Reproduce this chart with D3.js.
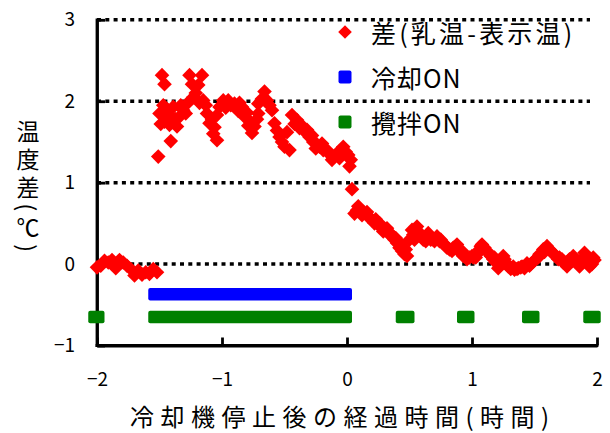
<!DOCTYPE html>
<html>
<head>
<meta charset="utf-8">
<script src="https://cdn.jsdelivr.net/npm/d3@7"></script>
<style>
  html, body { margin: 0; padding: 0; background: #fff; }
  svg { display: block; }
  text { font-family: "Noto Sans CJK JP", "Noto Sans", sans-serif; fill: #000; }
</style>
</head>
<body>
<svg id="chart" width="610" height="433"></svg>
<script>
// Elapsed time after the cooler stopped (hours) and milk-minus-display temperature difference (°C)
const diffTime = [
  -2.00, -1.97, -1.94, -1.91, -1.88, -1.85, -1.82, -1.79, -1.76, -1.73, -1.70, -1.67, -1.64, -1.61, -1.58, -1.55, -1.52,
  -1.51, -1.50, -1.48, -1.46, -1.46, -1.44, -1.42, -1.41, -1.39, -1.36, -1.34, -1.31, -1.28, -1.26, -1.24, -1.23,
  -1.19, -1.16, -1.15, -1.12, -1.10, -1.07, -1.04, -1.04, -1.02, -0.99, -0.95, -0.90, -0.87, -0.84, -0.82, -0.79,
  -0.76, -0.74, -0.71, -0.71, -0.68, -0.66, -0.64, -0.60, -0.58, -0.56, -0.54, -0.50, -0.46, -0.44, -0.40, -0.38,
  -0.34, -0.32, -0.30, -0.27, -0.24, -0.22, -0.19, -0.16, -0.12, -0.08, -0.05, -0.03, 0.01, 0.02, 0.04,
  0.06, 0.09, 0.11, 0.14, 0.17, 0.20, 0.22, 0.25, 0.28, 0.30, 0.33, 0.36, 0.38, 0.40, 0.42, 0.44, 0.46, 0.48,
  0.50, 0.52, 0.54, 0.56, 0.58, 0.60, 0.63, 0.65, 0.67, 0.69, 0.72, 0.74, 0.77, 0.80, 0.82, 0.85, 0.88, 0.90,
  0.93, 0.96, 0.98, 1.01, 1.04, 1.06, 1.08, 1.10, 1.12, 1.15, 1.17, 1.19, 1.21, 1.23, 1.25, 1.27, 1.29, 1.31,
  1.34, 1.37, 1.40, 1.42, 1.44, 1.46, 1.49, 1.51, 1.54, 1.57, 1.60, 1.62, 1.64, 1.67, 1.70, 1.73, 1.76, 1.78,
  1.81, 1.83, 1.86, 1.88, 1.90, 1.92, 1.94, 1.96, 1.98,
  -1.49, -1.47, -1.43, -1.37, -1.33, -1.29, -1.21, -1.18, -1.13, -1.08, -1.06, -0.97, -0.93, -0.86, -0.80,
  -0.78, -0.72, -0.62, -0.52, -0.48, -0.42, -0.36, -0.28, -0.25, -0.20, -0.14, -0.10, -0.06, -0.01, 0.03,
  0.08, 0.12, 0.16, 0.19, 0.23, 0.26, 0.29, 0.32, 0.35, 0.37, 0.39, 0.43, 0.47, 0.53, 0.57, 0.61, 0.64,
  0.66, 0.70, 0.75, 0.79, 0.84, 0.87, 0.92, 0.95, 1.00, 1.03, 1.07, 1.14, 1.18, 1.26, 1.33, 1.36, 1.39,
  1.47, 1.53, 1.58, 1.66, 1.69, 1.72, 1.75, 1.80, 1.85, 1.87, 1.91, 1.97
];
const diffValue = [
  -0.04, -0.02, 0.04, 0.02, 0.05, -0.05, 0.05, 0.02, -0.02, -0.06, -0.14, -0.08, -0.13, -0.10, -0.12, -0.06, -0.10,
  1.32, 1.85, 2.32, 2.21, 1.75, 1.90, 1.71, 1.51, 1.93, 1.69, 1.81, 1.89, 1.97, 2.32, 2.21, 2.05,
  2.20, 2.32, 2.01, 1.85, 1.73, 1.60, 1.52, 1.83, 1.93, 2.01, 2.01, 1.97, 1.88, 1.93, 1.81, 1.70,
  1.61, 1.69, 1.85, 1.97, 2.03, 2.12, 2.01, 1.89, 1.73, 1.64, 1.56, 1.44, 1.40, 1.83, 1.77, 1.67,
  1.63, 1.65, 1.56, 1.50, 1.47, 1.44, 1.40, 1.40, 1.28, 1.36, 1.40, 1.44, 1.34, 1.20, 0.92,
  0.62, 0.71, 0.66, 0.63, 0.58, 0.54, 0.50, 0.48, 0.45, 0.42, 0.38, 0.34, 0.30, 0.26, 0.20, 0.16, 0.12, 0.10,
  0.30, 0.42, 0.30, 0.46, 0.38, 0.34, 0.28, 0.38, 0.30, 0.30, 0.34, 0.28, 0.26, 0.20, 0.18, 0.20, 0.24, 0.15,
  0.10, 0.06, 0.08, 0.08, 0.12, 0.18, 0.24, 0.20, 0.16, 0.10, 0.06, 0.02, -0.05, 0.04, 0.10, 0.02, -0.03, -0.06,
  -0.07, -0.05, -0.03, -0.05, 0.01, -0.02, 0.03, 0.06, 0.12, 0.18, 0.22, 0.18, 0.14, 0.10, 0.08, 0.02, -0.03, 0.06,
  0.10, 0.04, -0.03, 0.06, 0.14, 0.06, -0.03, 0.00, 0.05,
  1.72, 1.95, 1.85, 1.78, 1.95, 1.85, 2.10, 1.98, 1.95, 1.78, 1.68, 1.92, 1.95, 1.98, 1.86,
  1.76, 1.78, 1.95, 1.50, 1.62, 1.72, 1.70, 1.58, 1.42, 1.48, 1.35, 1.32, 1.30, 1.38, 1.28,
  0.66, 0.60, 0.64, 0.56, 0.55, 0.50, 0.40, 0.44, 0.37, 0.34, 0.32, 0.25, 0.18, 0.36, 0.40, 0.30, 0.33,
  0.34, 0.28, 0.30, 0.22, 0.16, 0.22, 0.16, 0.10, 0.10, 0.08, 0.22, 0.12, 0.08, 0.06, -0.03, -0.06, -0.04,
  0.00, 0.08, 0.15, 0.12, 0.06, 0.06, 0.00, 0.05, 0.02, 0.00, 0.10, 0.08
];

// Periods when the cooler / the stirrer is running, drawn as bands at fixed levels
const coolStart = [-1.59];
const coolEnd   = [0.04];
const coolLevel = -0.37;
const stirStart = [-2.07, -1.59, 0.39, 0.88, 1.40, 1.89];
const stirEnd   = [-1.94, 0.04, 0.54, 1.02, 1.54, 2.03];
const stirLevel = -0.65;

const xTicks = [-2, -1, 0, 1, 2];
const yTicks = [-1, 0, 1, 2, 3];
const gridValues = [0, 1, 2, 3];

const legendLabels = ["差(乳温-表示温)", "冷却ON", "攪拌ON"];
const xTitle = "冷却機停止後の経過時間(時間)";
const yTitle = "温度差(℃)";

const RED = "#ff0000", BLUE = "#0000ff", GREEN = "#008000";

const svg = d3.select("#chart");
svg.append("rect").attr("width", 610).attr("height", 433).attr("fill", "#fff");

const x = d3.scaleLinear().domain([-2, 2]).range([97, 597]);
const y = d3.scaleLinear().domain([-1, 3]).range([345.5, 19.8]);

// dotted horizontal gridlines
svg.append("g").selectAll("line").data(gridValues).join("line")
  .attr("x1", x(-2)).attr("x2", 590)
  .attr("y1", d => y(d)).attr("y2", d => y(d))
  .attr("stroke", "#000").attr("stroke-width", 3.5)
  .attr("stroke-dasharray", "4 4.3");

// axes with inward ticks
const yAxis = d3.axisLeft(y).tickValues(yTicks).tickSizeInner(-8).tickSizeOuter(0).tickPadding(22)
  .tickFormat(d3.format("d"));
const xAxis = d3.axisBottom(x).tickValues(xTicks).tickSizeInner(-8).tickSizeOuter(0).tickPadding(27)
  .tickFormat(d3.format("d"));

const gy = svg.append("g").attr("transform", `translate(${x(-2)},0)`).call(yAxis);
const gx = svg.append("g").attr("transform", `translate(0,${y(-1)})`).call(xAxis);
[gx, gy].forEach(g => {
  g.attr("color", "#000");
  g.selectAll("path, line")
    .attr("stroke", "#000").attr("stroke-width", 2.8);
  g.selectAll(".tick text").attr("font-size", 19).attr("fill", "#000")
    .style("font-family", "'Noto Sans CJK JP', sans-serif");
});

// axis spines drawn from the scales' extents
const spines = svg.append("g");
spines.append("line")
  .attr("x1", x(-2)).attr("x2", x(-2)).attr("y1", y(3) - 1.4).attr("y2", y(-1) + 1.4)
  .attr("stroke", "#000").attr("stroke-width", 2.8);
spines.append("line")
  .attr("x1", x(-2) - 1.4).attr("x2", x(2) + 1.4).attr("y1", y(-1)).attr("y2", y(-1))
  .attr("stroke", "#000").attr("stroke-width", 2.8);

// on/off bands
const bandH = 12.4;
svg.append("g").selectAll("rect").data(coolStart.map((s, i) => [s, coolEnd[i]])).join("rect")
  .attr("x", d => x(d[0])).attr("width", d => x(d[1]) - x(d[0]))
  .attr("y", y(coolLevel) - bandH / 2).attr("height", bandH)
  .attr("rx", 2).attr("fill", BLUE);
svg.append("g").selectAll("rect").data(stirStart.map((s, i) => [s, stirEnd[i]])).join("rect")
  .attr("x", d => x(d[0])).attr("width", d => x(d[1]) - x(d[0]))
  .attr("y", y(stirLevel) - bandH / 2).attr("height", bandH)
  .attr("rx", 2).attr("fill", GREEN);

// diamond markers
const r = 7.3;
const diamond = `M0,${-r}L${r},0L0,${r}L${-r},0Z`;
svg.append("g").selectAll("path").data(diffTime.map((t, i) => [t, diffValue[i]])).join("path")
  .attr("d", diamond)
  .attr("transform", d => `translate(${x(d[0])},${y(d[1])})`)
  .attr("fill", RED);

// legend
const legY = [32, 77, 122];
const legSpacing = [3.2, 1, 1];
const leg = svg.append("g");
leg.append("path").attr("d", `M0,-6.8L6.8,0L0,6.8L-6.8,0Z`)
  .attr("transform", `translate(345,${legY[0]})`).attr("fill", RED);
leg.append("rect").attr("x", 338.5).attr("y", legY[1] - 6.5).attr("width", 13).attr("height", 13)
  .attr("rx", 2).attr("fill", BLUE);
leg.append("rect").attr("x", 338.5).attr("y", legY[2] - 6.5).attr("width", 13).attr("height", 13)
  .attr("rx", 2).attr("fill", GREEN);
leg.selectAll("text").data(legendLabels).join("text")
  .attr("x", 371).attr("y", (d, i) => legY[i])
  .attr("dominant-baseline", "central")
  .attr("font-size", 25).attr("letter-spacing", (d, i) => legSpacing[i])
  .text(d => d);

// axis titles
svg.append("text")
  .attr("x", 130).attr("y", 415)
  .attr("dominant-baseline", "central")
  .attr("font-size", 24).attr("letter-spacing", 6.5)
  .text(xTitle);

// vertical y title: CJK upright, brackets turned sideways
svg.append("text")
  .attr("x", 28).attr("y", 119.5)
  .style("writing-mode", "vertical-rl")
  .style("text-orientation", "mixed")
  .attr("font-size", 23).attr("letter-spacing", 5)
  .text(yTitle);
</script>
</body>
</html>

__AIM__. Show the lines that mention the word "chart".

__ANSWER TO THIS TASK__.
Reproduce this chart with D3.js.
<svg id="chart" width="610" height="433"></svg>
const svg = d3.select("#chart");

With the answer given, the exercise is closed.